Vediamo cosa sta accadendo ora, non solo in Italia, in tutta l’Europa. Siamo vittime di una vera e propria invasione ma, non di chi sta cercando un lavoro per migliorare la propria vita, bensì spinto dal malessere creato da guerre poco più che tribali, invogliati da un contributo elargito a fondo perduto, in nome di una falsa accoglienza dalla quale si specula su tutti i fronti, spesso anche sulla pelle di poveri esseri umani che, al nulla preferiscono il poco, quel pochissimo che per loro diventa una sostanziosa fonte di finto benessere e per il quale nulla devono.

Ecco perchè sono in molti a non volere queste presenze imposte dall’alto e per le quali, quando si manifesta il dissenso si rischia di essere tacciati per razzisti.

E’ vero, tutti abbiamo il dovere della generosità, ma è anche vero che gli ospiti, anche loro hanno dei doveri da rispettare, non si pretende riconoscenza ma, come i nostri emigranti di allora, almeno buona volontà. Anche l’ospite quando anch’egli diventa stanziale deve contribuire in qualche modo alla sua sopravvivenza, deve rendersi utile alla comunità nella quale vive. Mi si obietterà che il lavoro è poco per tutti, allo stesso tempo bisogna in qualche modo provvedere a che quel poco venga fatto anche dai nostri ospiti, non fosse altro che per impegnarli.

E’ troppo facile per i signori Prefetti noleggiare due autobus caricarli e scaricarli nel primo albergo che visto l’affare, si presta ad una delle più bieche speculazioni.
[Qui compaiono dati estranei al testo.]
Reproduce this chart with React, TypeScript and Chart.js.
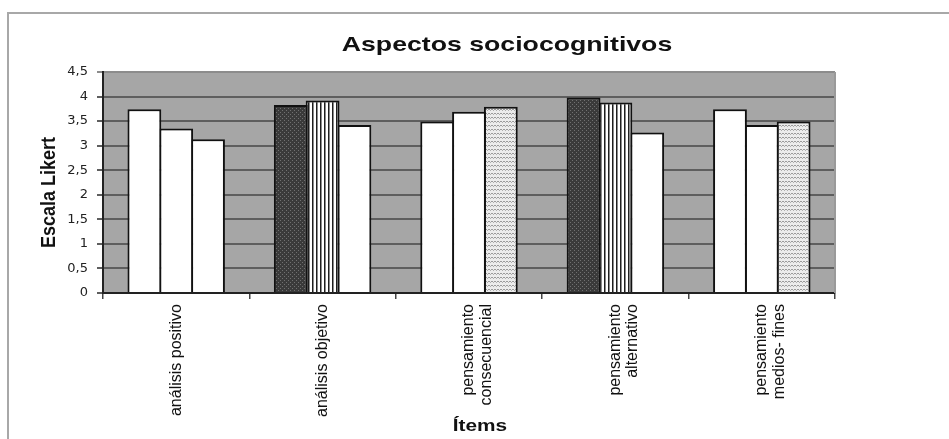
import React, { useEffect, useRef } from 'react';
import { Chart, registerables } from 'chart.js';

Chart.register(...registerables);

const chartTitle = 'Aspectos sociocognitivos';
const yAxisTitle = 'Escala Likert';
const xAxisTitle = 'Ítems';

const categories: (string | string[])[] = [
  'análisis positivo',
  'análisis objetivo',
  ['pensamiento', 'consecuencial'],
  ['pensamiento', 'alternativo'],
  ['pensamiento', 'medios- fines'],
];

const serie1 = [3.74, 3.83, 3.49, 3.98, 3.74];
const serie2 = [3.35, 3.92, 3.69, 3.88, 3.42];
const serie3 = [3.13, 3.42, 3.79, 3.27, 3.49];

const fill1 = ['white', 'dots', 'white', 'dots', 'white'];
const fill2 = ['white', 'stripes', 'white', 'stripes', 'white'];
const fill3 = ['white', 'white', 'waves', 'white', 'waves'];

const yMin = 0;
const yMax = 4.5;
const yStep = 0.5;

function makePattern(kind: string): CanvasPattern | string {
  if (kind === 'white') return '#ffffff';
  const c = document.createElement('canvas');
  const g = c.getContext('2d')!;
  if (kind === 'dots') {
    c.width = 4; c.height = 4;
    g.fillStyle = '#3a3a3a';
    g.fillRect(0, 0, 4, 4);
    g.fillStyle = '#707070';
    g.fillRect(0, 0, 1, 1);
    g.fillRect(2, 2, 1, 1);
  } else if (kind === 'stripes') {
    c.width = 4; c.height = 4;
    g.fillStyle = '#ffffff';
    g.fillRect(0, 0, 4, 4);
    g.fillStyle = '#1e1e1e';
    g.fillRect(0, 0, 1, 4);
    g.fillStyle = '#8a8a8a';
    g.fillRect(1, 0, 1, 4);
  } else {
    c.width = 6; c.height = 4;
    g.fillStyle = '#ececec';
    g.fillRect(0, 0, 6, 4);
    g.strokeStyle = '#9a9a9a';
    g.lineWidth = 1;
    g.beginPath();
    g.moveTo(0, 1);
    g.lineTo(1.5, 2.5);
    g.lineTo(3, 1);
    g.lineTo(4.5, 2.5);
    g.lineTo(6, 1);
    g.stroke();
  }
  return g.createPattern(c, 'repeat')!;
}

const decorPlugin = {
  id: 'decor',
  beforeDraw(chart: any) {
    const { ctx, chartArea: ca } = chart;
    ctx.save();
    ctx.fillStyle = '#a6a6a6';
    ctx.fillRect(ca.left, ca.top, ca.right - ca.left, ca.bottom - ca.top);
    ctx.restore();
  },
  afterDraw(chart: any) {
    const { ctx, chartArea: ca } = chart;
    ctx.save();
    ctx.strokeStyle = '#9a9a9a';
    ctx.lineWidth = 2;
    ctx.beginPath();
    ctx.moveTo(ca.right, ca.top);
    ctx.lineTo(ca.right, ca.bottom);
    ctx.stroke();

    ctx.fillStyle = '#111111';
    ctx.save();
    ctx.translate((ca.left + ca.right) / 2 + 38, 51);
    ctx.scale(1.27, 1);
    ctx.font = 'bold 21px "Liberation Sans", Arial, sans-serif';
    ctx.textAlign = 'center';
    ctx.textBaseline = 'alphabetic';
    ctx.fillText(chartTitle, 0, 0);
    ctx.restore();

    ctx.save();
    ctx.translate((ca.left + ca.right) / 2 + 11, 431);
    ctx.scale(1.3, 1);
    ctx.font = 'bold 16px "Liberation Sans", Arial, sans-serif';
    ctx.textAlign = 'center';
    ctx.textBaseline = 'alphabetic';
    ctx.fillText(xAxisTitle, 0, 0);
    ctx.restore();

    ctx.save();
    ctx.translate(55, (ca.top + ca.bottom) / 2 + 10);
    ctx.rotate(-Math.PI / 2);
    ctx.scale(1, 1.12);
    ctx.font = 'bold 18px "Liberation Sans", Arial, sans-serif';
    ctx.textAlign = 'center';
    ctx.textBaseline = 'alphabetic';
    ctx.fillText(yAxisTitle, 0, 0);
    ctx.restore();

    ctx.restore();
  },
};

export default function App() {
  const ref = useRef<HTMLCanvasElement | null>(null);

  useEffect(() => {
    const canvas = ref.current;
    if (!canvas) return;
    const mk = (arr: string[]) => arr.map((k) => makePattern(k));
    const common = {
      borderColor: '#111111',
      borderWidth: 2,
      borderSkipped: 'bottom' as const,
      barPercentage: 1.063,
      categoryPercentage: 0.652,
    };
    const chart = new Chart(canvas, {
      type: 'bar',
      data: {
        labels: categories,
        datasets: [
          { label: 'Serie 1', data: serie1, backgroundColor: mk(fill1) as any, ...common },
          { label: 'Serie 2', data: serie2, backgroundColor: mk(fill2) as any, ...common },
          { label: 'Serie 3', data: serie3, backgroundColor: mk(fill3) as any, ...common },
        ],
      },
      options: {
        responsive: false,
        animation: false,
        layout: { padding: { top: 72, right: 114, left: 0, bottom: 0 } },
        plugins: {
          legend: { display: false },
          title: { display: false },
          tooltip: { enabled: false },
        },
        scales: {
          x: {
            offset: true,
            grid: {
              display: true,
              offset: true,
              drawOnChartArea: false,
              drawTicks: true,
              tickLength: 6,
              color: '#444444',
              lineWidth: 1.5,
            },
            border: { display: true, color: '#222222', width: 2 },
            ticks: {
              autoSkip: false,
              maxRotation: 90,
              minRotation: 90,
              padding: 5,
              color: '#111111',
              font: { family: '"Liberation Sans", Arial, sans-serif', size: 16, lineHeight: 1.1 },
            },
            afterFit: (s: any) => { s.height = 146; },
          },
          y: {
            min: yMin,
            max: yMax,
            ticks: {
              stepSize: yStep,
              padding: 9,
              color: '#222222',
              font: { family: '"DejaVu Sans", sans-serif', size: 13 },
              callback: (v: any) => String(v).replace('.', ','),
            },
            grid: {
              color: (c: any) => (c.tick && c.tick.value === yMax ? '#8c8c8c' : '#5e5e5e'),
              lineWidth: 2,
              tickLength: 6,
              drawTicks: true,
            },
            border: { display: true, color: '#222222', width: 2 },
            afterFit: (s: any) => { s.width = 103; },
          },
        },
      },
      plugins: [decorPlugin],
    });
    return () => chart.destroy();
  }, []);

  return (
    <div style={{ position: 'fixed', left: 0, top: 0, width: 949, height: 439, overflow: 'hidden', background: '#ffffff' }}>
      <div
        style={{
          position: 'absolute',
          left: 7,
          top: 12,
          width: 2000,
          height: 2000,
          borderTop: '2px solid #a8a8a8',
          borderLeft: '2px solid #a8a8a8',
        }}
      />
      <canvas ref={ref} width={949} height={439} style={{ position: 'absolute', left: 0, top: 0, width: 949, height: 439 }} />
    </div>
  );
}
Quegli albergatori oltre alla speculazione dovrebbero avere il compito, sempre previsto nella retta di fare dei corsi di formazione accelerata, di insegnamento rapido della lingua del Paese ospitante, insegnare l’autosufficienza, impegnare in lavori socialmente utili e, lasciare quel tempo libero di cui ognuno di noi ha diritto dopo una giornata di impegno lavorativo.

Buona parte di tutto questo può essere fatto anche attraverso associazioni di volontariato e con l’apporto primario delle amministrazioni comunali oltre che alle Prefetture.

Forse così si potrebbe ottenere una vera integrazione e, sicuramente, si avrebbe meno reazioni insofferenti da parte dei cittadini ospitanti. Certamente, impegnare questi ragazzi e ragazze in una qualsiasi attività eviterebbe il bighellonare di queste persone, alcune delle quali, dimostrano invadenza quando non danno fastidio ai locali apostrofando con complimenti poco graditi quando non provocando timore o preoccupazione.

Se si vuole fare accoglienza la si faccia, magari partendo da quelle prime regole elementari, insegnando, con buon senso, la buona educazione secondo i costumi locali. Solo così, forse, si superano quegli ostacoli che spesso vengono definiti razzisti. Diamo quel benessere a loro sconosciuto e chiediamo in cambio collaborazione e buona volontà.